The European Commission has granted Microsoft's request for an extension to the software giant's deadline for responding to allegations that it misused its market-dominating position to stifle competition for Web browsers.
On Jan. 17, the EC sent Microsoft a statement of objections that presented the evidence behind the preliminary determination by European antitrust authorities that the software giant's method of linking Internet Explorer to Windows "harms competition between Web browsers, undermines product innovation, and ultimately reduces consumer choice."
Initially, Microsoft had until March 17 to formally respond to the charges. But with Wednesday's extension, Microsoft will have until April 21 to formulate a response.
In the Windows 7 release candidate, Microsoft added a control panel called Windows Features. "If a feature is deselected, it is not available for use," said Microsoft's Windows 7 engineering team last week. "This means the files -- binaries and data -- are not loaded by the operating system (for security-conscious customers) and not available to users on the computer."
The inclusion of IE8 on this list is hardly surprising. In January, Microsoft notified the Securities and Exchange Commission that the software giant was facing the prospect of "a significant fine based on sales of Windows operating systems in the European Union." Microsoft is certainly looking for a way to avoid a repeat of the $1.4 billion fine it paid the EU last June.
Still, the latest Windows 7 changes fall well short of the "ballot screen" approach that EC spokesperson Jonathan Todd described last month, which would enable new PC buyers in Europe to replace Internet Explorer with a competing Web browser, or use both Internet Explorer and a rival browser. On Tuesday, Todd suggested Microsoft may be considering this remedy.
"Microsoft has not told us anything so far," Todd told the EurActiv portal, which serves as an independent working instrument for the majority of NGOs, industry federations, and other institutions involved in defining EU policies. "If they think it is relevant, they will presumably include the measure in their response to our statement of objections."
Slipping Market Share
This week Google, which offers the rival Chrome Web browser, weighed in on the issue. "The Internet was founded on choice and openness, and this requires a level playing field with multiple options for accessing it," Google said Wednesday. "From the moment a computer is turned on, people should be able to access a range of browsers easily and quickly."
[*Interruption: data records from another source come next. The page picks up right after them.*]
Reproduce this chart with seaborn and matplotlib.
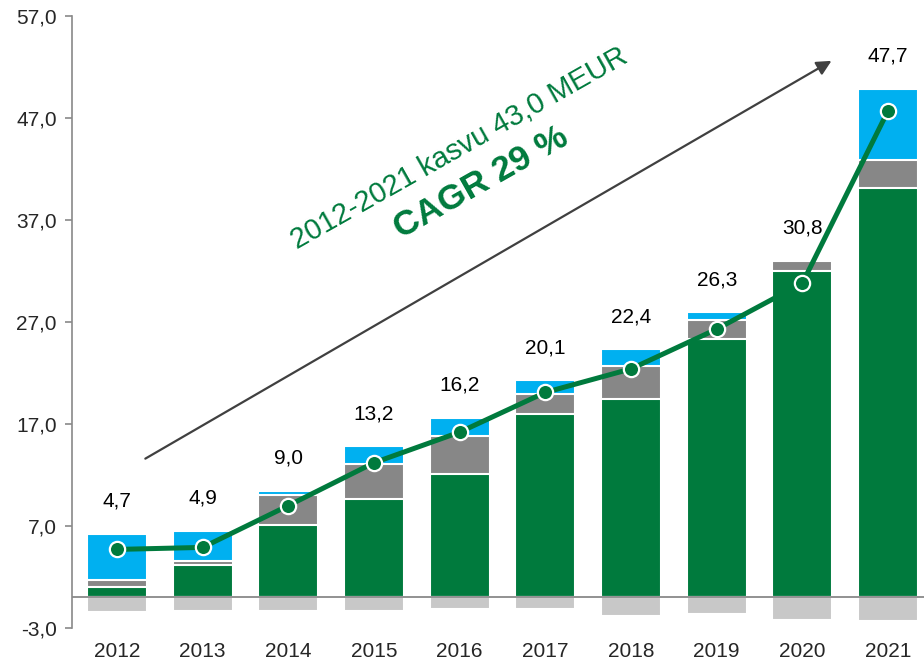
import numpy as np
import matplotlib
matplotlib.use('Agg')
import matplotlib.pyplot as plt
from matplotlib.ticker import FuncFormatter
import seaborn as sns

sns.set_style('white')
plt.rcParams['font.family'] = ['Liberation Sans', 'DejaVu Sans']

YEARS = ['2012', '2013', '2014', '2015', '2016', '2017', '2018', '2019', '2020', '2021']
GREEN_PART = [0.98, 3.14, 7.13, 9.69, 12.1, 17.97, 19.46, 25.29, 31.98, 40.15]
GRAY_PART = [0.69, 0.39, 2.90, 3.41, 3.70, 2.01, 3.19, 1.94, 1.02, 2.74]
BLUE_PART = [4.57, 3.01, 0.43, 1.70, 1.78, 1.29, 1.66, 0.71, 0.0, 6.98]
NEG_PART = [-1.44, -1.37, -1.34, -1.34, -1.18, -1.11, -1.86, -1.64, -2.25, -2.32]
LINE_VALUES = [4.7, 4.9, 9.0, 13.2, 16.2, 20.1, 22.4, 26.3, 30.8, 47.7]

GREEN = '#007A3D'
GRAY = '#878787'
BLUE = '#00B0F0'
LIGHT = '#C8C8C8'
AXIS = '#898989'

fig = plt.figure(figsize=(9.24, 6.62), dpi=100)
ax = fig.add_axes([0.078, 0.0514, 0.922, 0.9245])

green = np.array(GREEN_PART)
mid = green + np.array(GRAY_PART)
total = mid + np.array(BLUE_PART)

# stacked look: draw the tallest layer first, then overlay the lower ones
bar_kw = dict(width=0.7, edgecolor='white', linewidth=1.5, saturation=1,
              errorbar=None, ax=ax)
sns.barplot(x=YEARS, y=total, color=BLUE, **bar_kw)
sns.barplot(x=YEARS, y=mid, color=GRAY, **bar_kw)
sns.barplot(x=YEARS, y=green, color=GREEN, **bar_kw)
sns.barplot(x=YEARS, y=NEG_PART, color=LIGHT, **bar_kw)

ax.axhline(0, color=AXIS, lw=1.3, zorder=3)

sns.lineplot(x=np.arange(len(YEARS)), y=LINE_VALUES, color=GREEN, lw=3.6,
             marker='o', markersize=11, markerfacecolor=GREEN,
             markeredgecolor='white', markeredgewidth=1.6, zorder=5, ax=ax)

for i, v in enumerate(LINE_VALUES):
    ax.text(i, total[i] + 3.2, f'{v:.1f}'.replace('.', ','), ha='center',
            va='center', fontsize=15, color='black')

ax.annotate('', xy=(8.34, 52.6), xytext=(0.33, 13.6),
            arrowprops=dict(arrowstyle='-|>', color='#404040', lw=1.6,
                            mutation_scale=22, shrinkA=0, shrinkB=0))
ax.text(3.99, 44.0, '2012-2021 kasvu 43,0 MEUR', rotation=29.5,
        rotation_mode='anchor', ha='center', va='center', fontsize=21,
        color=GREEN)
ax.text(4.25, 40.6, 'CAGR 29 %', rotation=29.5, rotation_mode='anchor',
        ha='center', va='center', fontsize=25.5, fontweight='bold', color=GREEN)

ax.set_xlim(-0.525, 9.42)
ax.set_ylim(-3, 57)
ax.set_yticks(np.arange(-3, 58, 10))
ax.yaxis.set_major_formatter(FuncFormatter(lambda v, p: f'{v:.1f}'.replace('.', ',')))
ax.set_xlabel('')
ax.set_ylabel('')
ax.tick_params(axis='y', length=5, width=1.2, color=AXIS, labelsize=15, pad=6,
               left=True)
ax.tick_params(axis='x', length=0, labelsize=15, pad=10)

for side in ['top', 'right', 'bottom']:
    ax.spines[side].set_visible(False)
ax.spines['left'].set_color(AXIS)
ax.spines['left'].set_linewidth(1.2)

plt.savefig('out.png', dpi=100)
plt.close()
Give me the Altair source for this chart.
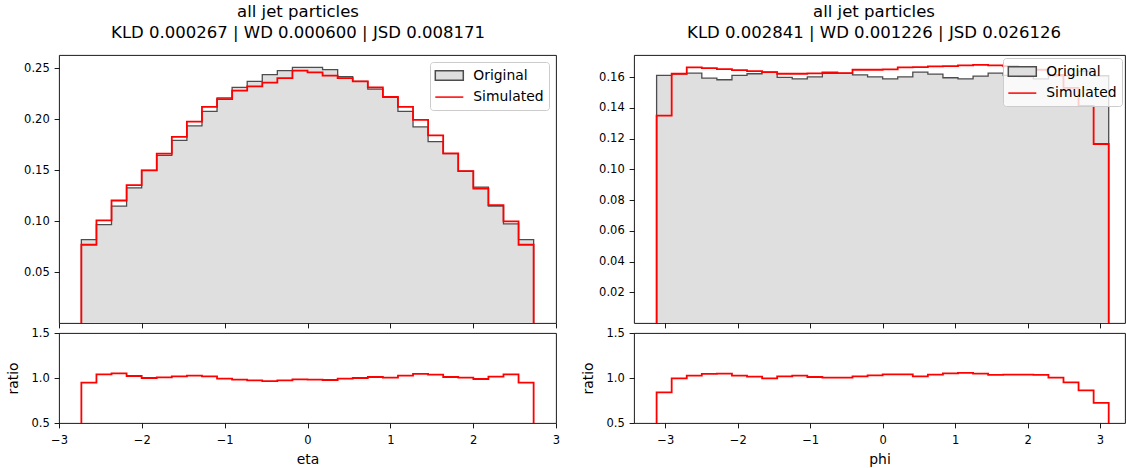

Even if Microsoft satisfies the EC on the browser front, it's difficult to see how it can halt IE's recent slide in popularity. According to Net Applications, IE's share of the browser market in the past four weeks has fallen to 67.44 percent -- down more than 5.2 percentage points from its 2008 average. By contrast, the market share held by Firefox has risen by 3.75 percentage points to 21.77 percent so far this year.
Late last year, Net Applications speculated that IE's losses in November and December might be attributable to atypical holiday Web-surfing patterns. The firm reasoned that Firefox and Safari typically enjoy relatively high residential usage, whereas IE use is strong among businesses, which were closed for the holidays. However, the latest data clearly shows that IE's slide wasn't an anomaly.